## Do this
Among the entries below, copy only the span from the line containing "Output the Python" through the line containing "y_ticks = [0, 200000, 400000, 600000, 800000, 1000000, 1200000]". Do so exactly, and skip the pictures.

## Records provided
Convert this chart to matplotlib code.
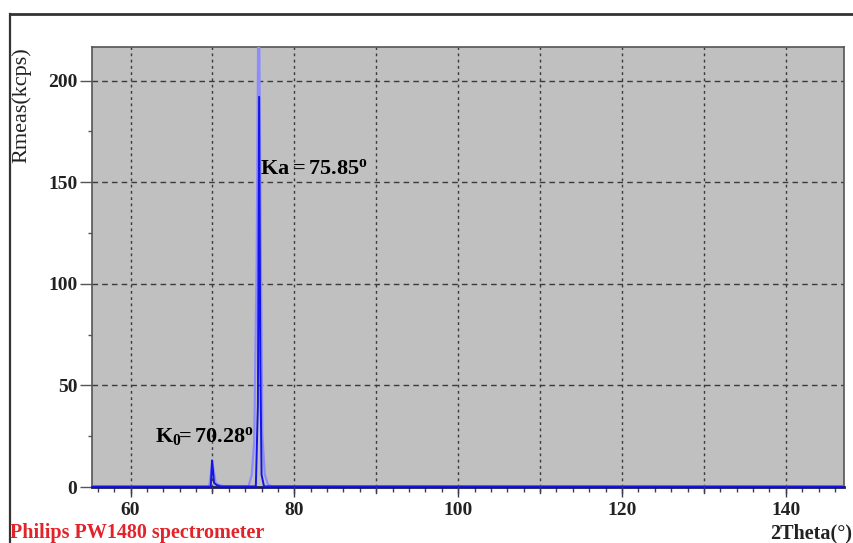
import numpy as np
import matplotlib.pyplot as plt
from matplotlib.lines import Line2D
from matplotlib.ticker import MultipleLocator

plt.rcParams['font.family'] = ['Liberation Serif', 'DejaVu Serif']
plt.rcParams['mathtext.fontset'] = 'custom'
plt.rcParams['mathtext.rm'] = 'Liberation Serif:bold'
plt.rcParams['mathtext.it'] = 'Liberation Serif:bold'
plt.rcParams['mathtext.bf'] = 'Liberation Serif:bold'

# scan data (2Theta in degrees, Rmeas in kcps)
theta_a = [55.3, 69.6, 69.8, 70.0, 70.2, 70.4, 70.8, 71.4, 74.4, 74.8, 75.1,
           75.4, 75.65, 75.9, 76.1, 76.4, 76.8, 77.4, 147.1]
rate_a = [0.3, 0.3, 6, 12, 7, 2, 1, 0.4, 0.3, 6, 22,
          110, 260, 120, 25, 6, 1.0, 0.3, 0.3]

theta_b = [55.3, 69.8, 69.95, 70.05, 70.2, 70.5, 71.0, 75.3, 75.55, 75.7, 75.85,
           76.0, 76.3, 147.1]
rate_b = [0.2, 0.2, 13, 9, 2, 1.0, 0.3, 0.3, 40, 192, 60, 6, 0.3, 0.2]

peak_labels = ['Ka = 75.85', 'K_0\\!\\!=70.28']

fig = plt.figure(figsize=(8.54, 5.43), dpi=100)
ax = fig.add_axes([92 / 854, 1 - 487 / 543, 752 / 854, 440 / 543])
ax.set_facecolor('#c0c0c0')

ax.plot(theta_a, rate_a, color='#8c8cff', lw=1.6, zorder=3)
ax.plot(theta_b, rate_b, color='#1414e6', lw=1.4, zorder=4)

ax.set_xlim(55.3, 147.1)
ax.set_ylim(0, 216.5)

ax.xaxis.set_major_locator(MultipleLocator(20))
ax.xaxis.set_minor_locator(MultipleLocator(2))
ax.yaxis.set_major_locator(MultipleLocator(50))
ax.yaxis.set_minor_locator(MultipleLocator(25))

# grid lines every 10 deg on x, every 50 on y
for gx in range(60, 147, 10):
    ax.axvline(gx, color='#3a3a3a', lw=1.0, ls=(0, (2, 2.5)), zorder=2)
for gy in range(50, 216, 50):
    ax.axhline(gy, color='#3a3a3a', lw=1.0, ls=(0, (4, 3)), zorder=2)
# longer ticks at every 10 deg
for gx in range(60, 147, 10):
    ax.plot([gx, gx], [0, -3.0], color='#3a3a5a', lw=1.0, clip_on=False, zorder=5)

ax.tick_params(axis='x', which='major', length=7, width=1.0, color='#3a3a5a',
               labelsize=14, pad=4)
ax.tick_params(axis='x', which='minor', length=3.5, width=1.0, color='#3a3a5a')
ax.tick_params(axis='y', which='major', length=8.6, width=1.0, color='#555555',
               labelsize=14, pad=2)
ax.tick_params(axis='y', which='minor', length=3, width=1.0, color='#555555')
for lab in ax.get_xticklabels() + ax.get_yticklabels():
    lab.set_fontweight('bold')
    lab.set_color('#222222')

for side in ['left', 'top', 'right']:
    ax.spines[side].set_color('#555555')
    ax.spines[side].set_linewidth(1.2)
ax.spines['bottom'].set_color('#1a1a60')
ax.spines['bottom'].set_linewidth(2.0)

ax.set_ylabel('Rmeas(kcps)', fontsize=16, color='#222222')
ax.yaxis.set_label_coords(-0.080, 0.868)

ax.text(75.8, 154, r'$\mathrm{%s^{o}}$' % peak_labels[0], fontsize=16,
        color='black', ha='left', va='baseline', zorder=6)
ax.text(63.0, 22, r'$\mathrm{%s^{o}}$' % peak_labels[1], fontsize=16,
        color='black', ha='left', va='baseline', zorder=6)

fig.text(10 / 854, 1 - 538 / 543, 'Philips PW1480 spectrometer', color='#e2232a',
         fontsize=14.5, fontweight='bold', ha='left', va='baseline')
fig.text(852 / 854, 1 - 538 / 543, '2Theta(°)', color='#222222',
         fontsize=14.5, fontweight='bold', ha='right', va='baseline')

# outer frame
fig.add_artist(Line2D([10 / 854, 1], [1 - 14 / 543, 1 - 14 / 543],
                      color='#333333', lw=2.0, transform=fig.transFigure))
fig.add_artist(Line2D([10 / 854, 10 / 854], [0, 1 - 14 / 543],
                      color='#333333', lw=1.6, transform=fig.transFigure))

fig.savefig('out.png', dpi=100)
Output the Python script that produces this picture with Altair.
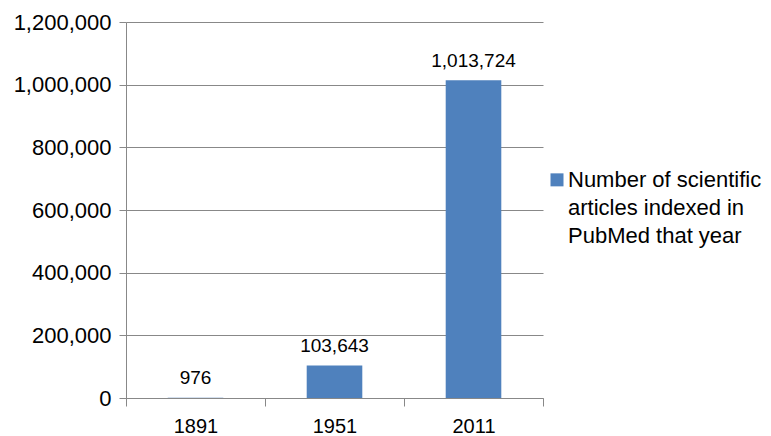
import altair as alt
import pandas as pd

years = ["1891", "1951", "2011"]
counts = [976, 103643, 1013724]
series_name = "Number of scientific articles indexed in PubMed that year"
legend_lines = ["Number of scientific", "articles indexed in", "PubMed that year"]
y_ticks = [0, 200000, 400000, 600000, 800000, 1000000, 1200000]

df = pd.DataFrame({"year": years, "count": counts, "series": [series_name] * len(years)})

FONT = "Liberation Sans"
GRID = "#888888"
BLUE = "#4F81BD"

label_expr = "[" + ",".join("'" + s + "'" for s in legend_lines) + "]"
# square swatch, raised so that it sits beside the first text line
SWATCH = "M-1,-2.1L1,-2.1L1,-0.1L-1,-0.1Z"

base = alt.Chart(df).encode(
    x=alt.X(
        "year:N",
        sort=years,
        scale=alt.Scale(paddingInner=0, paddingOuter=0),
        axis=alt.Axis(
            title=None, labelAngle=0, tickBand="extent", grid=False,
            domainColor=GRID, tickColor=GRID, tickSize=8, labelPadding=10,
            labelFontSize=20, labelFont=FONT, labelColor="#000000",
        ),
    ),
    y=alt.Y(
        "count:Q",
        scale=alt.Scale(domain=[0, 1200000], nice=False),
        axis=alt.Axis(
            title=None, values=y_ticks, format=",.0f", grid=True, gridColor=GRID,
            domainColor=GRID, tickColor=GRID, tickSize=7, labelPadding=8,
            labelFontSize=22, labelFont=FONT, labelColor="#000000",
        ),
    ),
)

bars = base.mark_bar(width=alt.RelativeBandSize(0.4)).encode(
    color=alt.Color(
        "series:N",
        scale=alt.Scale(range=[BLUE]),
        legend=alt.Legend(
            title=None, orient="none", legendX=420, legendY=154, padding=0,
            symbolType=SWATCH, symbolSize=169, symbolStrokeWidth=0,
            symbolOpacity=1, symbolFillColor=BLUE, labelOffset=0, labelFontSize=22,
            labelFont=FONT, labelColor="#000000", labelLimit=400, labelExpr=label_expr,
            labelBaseline="alphabetic",
        ),
    )
)

text = base.mark_text(baseline="alphabetic", dy=-13.5, fontSize=19, font=FONT, color="#000000").encode(
    text=alt.Text("count:Q", format=",")
)

chart = (
    (bars + text)
    .properties(
        width=417, height=376,
        autosize=alt.AutoSizeParams(type="none"),
        padding={"left": 118, "top": 14, "right": 220, "bottom": 40},
    )
    .configure(style={"guide-label": {"lineHeight": 28}})
    .configure_view(stroke=None)
)

chart.save("out.html", embed_options={"renderer": "svg", "actions": False})
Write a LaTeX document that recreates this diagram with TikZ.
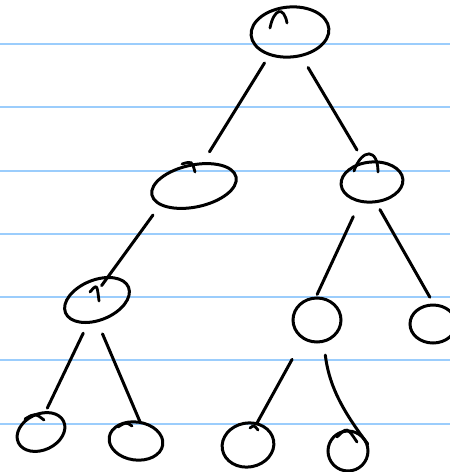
\documentclass[tikz,border=0pt]{standalone}
\usetikzlibrary{shapes.geometric}
\definecolor{ruleblue}{RGB}{155,205,252}
\tikzset{
  blob/.style={draw=black,ellipse,line width=1.5pt,inner sep=0pt,outer sep=0pt},
  edge/.style={line width=1.5pt,line cap=round},
  hook/.style={line width=1.4pt,line cap=round},
  rule/.style={draw=ruleblue,line width=1pt},
}
\begin{document}
\begin{tikzpicture}[x=0.5pt,y=-0.5pt]
  \useasboundingbox (0,0) rectangle (450,472);
  \clip (0,0) rectangle (450,472);
  % ruled paper
  \foreach \y in {44,107,171,234,297,360,424}
    \draw[rule] (0,\y) -- (450,\y);
  % nodes
  \node[blob,minimum width=39pt,minimum height=25pt,rotate=5] (root) at (290,32) {};
  \node[blob,minimum width=43pt,minimum height=21pt,rotate=12] (l) at (194,186) {};
  \node[blob,minimum width=31pt,minimum height=20pt,rotate=5] (r) at (372,182) {};
  \node[blob,minimum width=34pt,minimum height=20pt,rotate=22] (ll) at (97,300) {};
  \node[blob,minimum width=24pt,minimum height=22pt] (rl) at (317,320) {};
  \node[blob,minimum width=23pt,minimum height=19pt] (rr) at (433,324) {};
  \node[blob,minimum width=25pt,minimum height=18pt,rotate=25] (lll) at (41,432) {};
  \node[blob,minimum width=27pt,minimum height=19pt,rotate=-8] (llr) at (136,441) {};
  \node[blob,minimum width=26pt,minimum height=22pt,rotate=10] (rll) at (248,445) {};
  \node[blob,minimum width=20pt,minimum height=20pt] (rlr) at (348,451) {};
  % pen hooks
  \draw[hook] ([shift={(-20,-4)}]root.center) .. controls ([shift={(-16,-24)}]root.center) and ([shift={(-6,-26)}]root.center) .. ([shift={(-3,-9)}]root.center);
  \draw[hook] ([shift={(-18,-11)}]r.center) .. controls ([shift={(-10,-34)}]r.center) and ([shift={(6,-34)}]r.center) .. ([shift={(6,-10)}]r.center);
  \draw[hook] ([shift={(-12,-22)}]l.center) .. controls ([shift={(-2,-25)}]l.center) .. ([shift={(1,-14)}]l.center);
  \draw[hook] ([shift={(-7,-8)}]ll.center) .. controls ([shift={(0,-16)}]ll.center) .. ([shift={(2,1)}]ll.center);
  \draw[hook] ([shift={(-16,-13)}]lll.center) .. controls ([shift={(-6,-19)}]lll.center) .. ([shift={(3,-12)}]lll.center);
  \draw[hook] ([shift={(-18,-14)}]llr.center) .. controls ([shift={(-10,-19)}]llr.center) .. ([shift={(-4,-15)}]llr.center);
  \draw[hook] ([shift={(2,-17)}]rll.center) .. controls ([shift={(6,-20)}]rll.center) .. ([shift={(10,-15)}]rll.center);
  \draw[hook] ([shift={(-11,-14)}]rlr.center) .. controls ([shift={(-1,-24)}]rlr.center) .. ([shift={(9,-9)}]rlr.center);
  % edges
  \draw[edge,shorten <=5pt,shorten >=7pt] (root.223) -- (l.58);
  \draw[edge,shorten <=7pt,shorten >=7.5pt] (root.290) -- (r.106);
  \draw[edge,shorten <=6.5pt,shorten >=-5pt] (l.197) -- (ll.43);
  \draw[edge,shorten <=8.5pt,shorten >=2pt] (r.234) -- (rl.94);
  \draw[edge,shorten <=4.5pt,shorten >=4.5pt] (r.275) -- (rr.86);
  \draw[edge,shorten <=6pt,shorten >=2.5pt] (ll.227) -- (lll.53);
  \draw[edge,shorten <=7pt] (ll.248) -- (llr.85);
  \draw[edge,shorten <=12pt,shorten >=0.5pt] (rl.234) -- (rll.58);
  \draw[edge,shorten <=7pt,shorten >=-3.5pt] (rl.287) to[bend right=15] (rlr.39);
\end{tikzpicture}
\end{document}
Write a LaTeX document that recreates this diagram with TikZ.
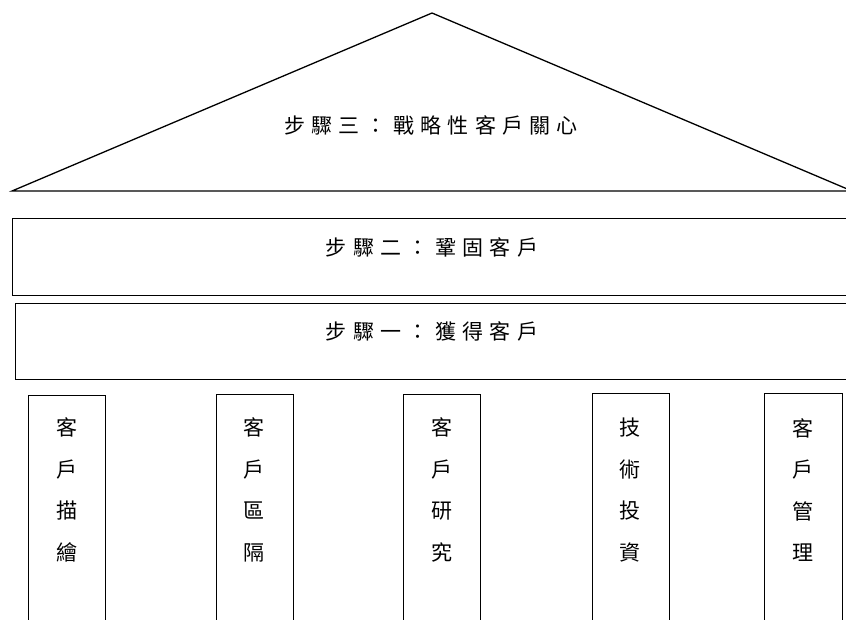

## Problem solution
Output the Python script that produces this picture with Altair.
import altair as alt
import pandas as pd

years = ["1891", "1951", "2011"]
counts = [976, 103643, 1013724]
series_name = "Number of scientific articles indexed in PubMed that year"
legend_lines = ["Number of scientific", "articles indexed in", "PubMed that year"]
y_ticks = [0, 200000, 400000, 600000, 800000, 1000000, 1200000]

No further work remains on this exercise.